A 19 year old in Nova Scotia wanted to learn more about the provincial teachers' dispute, so he filed some Freedom of Information requests; he wasn't satisfied with the response so he decided to dig through other documents the province had released under open records laws to look for more, but couldn't find a search tool that was adequate to the job.

He noticed that the URL for the response to his request ended with a long number, and by changing that number (by adding or subtracting from it), he could access other public documents published by the government in response to public requests.

So he wrote a one-line program to grab all the public records, planning on searching them once they were on his hard-drive. On Wednesday morning, 15 police officers raided his home, terrorising his family (including his very young siblings -- they scooped one of his younger brothers up as he was walking home from school, arresting him on the street) and seizing all the family's electronics, including the phone and computer his father depends on for his livelihood. The young man now faces criminal charges and possible jail-time.

The reason for the raid and the arrests? The government had unwisely uploaded private, confidential documents to its open directory of public open records, and so they are charging this teen with improperly accessing these confidential documents.

(BoingBoing (https://boingboing.net/2018/04/16/scapegoating-children.html))

Apr 17th, 2018, 11:31 AM
Yeah, on the face of it, this is garbage.

Apr 17th, 2018, 11:35 AM
Seems like some common sense was lacking in the response.

So this kid maybe didn't follow the rules to the letter with a freedom of information request. And maybe his script looked like a breach or cyber attack. Maybe.

No one wondered why this criminal mastermind used a local, unmasked IP from a Canadian ISP?

At most 2 rcmp officers should have come over to question the teen with parents present. 5 minutes in they would have learned what exactly was going on.
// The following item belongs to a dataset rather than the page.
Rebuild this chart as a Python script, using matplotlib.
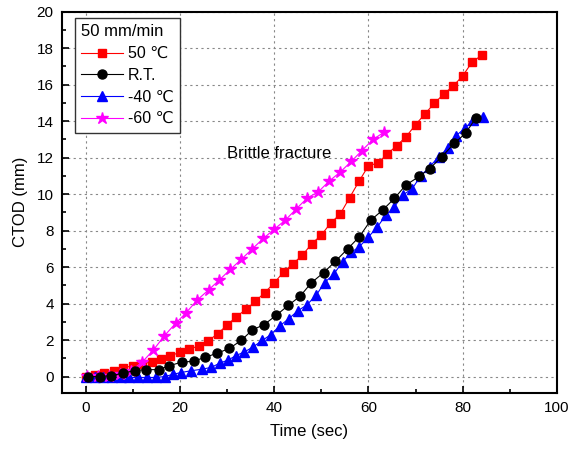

Probably some IT guys were covering their butts here. Calling this a breach when really it was sloppy coding or outdated html. There are all kinds of privacy laws relating to personal data and they real problem is this website probably doesn't meet those requirements at all.

Reminds me of when I was at university. The professors had webpages where they would put up notes and assignments. Back in the days when websites were like chat.carleton.ca/~somedude/website/index/page1 . I realised I could get all the notes and assignments right away by changing the URL rather than waiting for the prof to put up links on the index page. Sneaky like this kid.
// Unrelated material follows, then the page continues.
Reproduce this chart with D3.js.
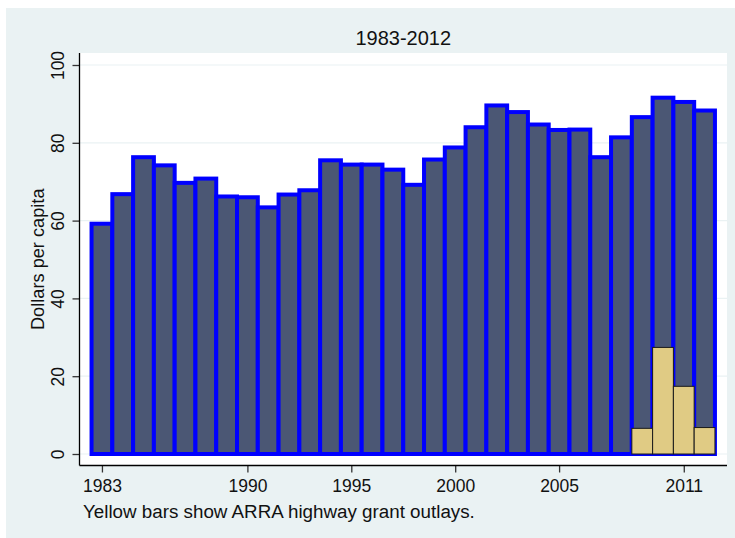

Good luck on your forthcoming lawsuit kid!

Apr 17th, 2018, 01:13 PM
It's time that whoever instigated the raid and whoever led the raid face serious jail time. It is the only way that the rights of Canadians will be respected in the future. Otherwise we might just as well rename the Halifax Police the Halifax STASI.

The world is not a better place when the cops are the thugs.

Apr 17th, 2018, 03:05 PM
I think it's fabulous.

Apr 17th, 2018, 05:27 PM
Our premier is backtracking saying that they over-reacted ...... and did not think that the police would come down as hard on this teen as they did.

Story of N.S. teen accused in government website breach resonates with programmers | CBC News (http://www.cbc.ca/news/canada/nova-scotia/teen-accused-foi-website-resonates-programmers-1.4623757)

Apr 17th, 2018, 08:32 PM
Our premier is backtracking saying that they over-reacted ...... and did not think that the police would come down as hard on this teen as they did.

Story of N.S. teen accused in government website breach resonates with programmers | CBC News (http://www.cbc.ca/news/canada/nova-scotia/teen-accused-foi-website-resonates-programmers-1.4623757)

All of this over scraping data from the internet? If that's all that happened, somebody screwed up badly. Probably multiple people: the data became publicly available, somebody overreacted to public data being downloaded by a bot (not even one of those fancy Russian bots), and then the cops responded with overwhelming force without questioning the details of the breach.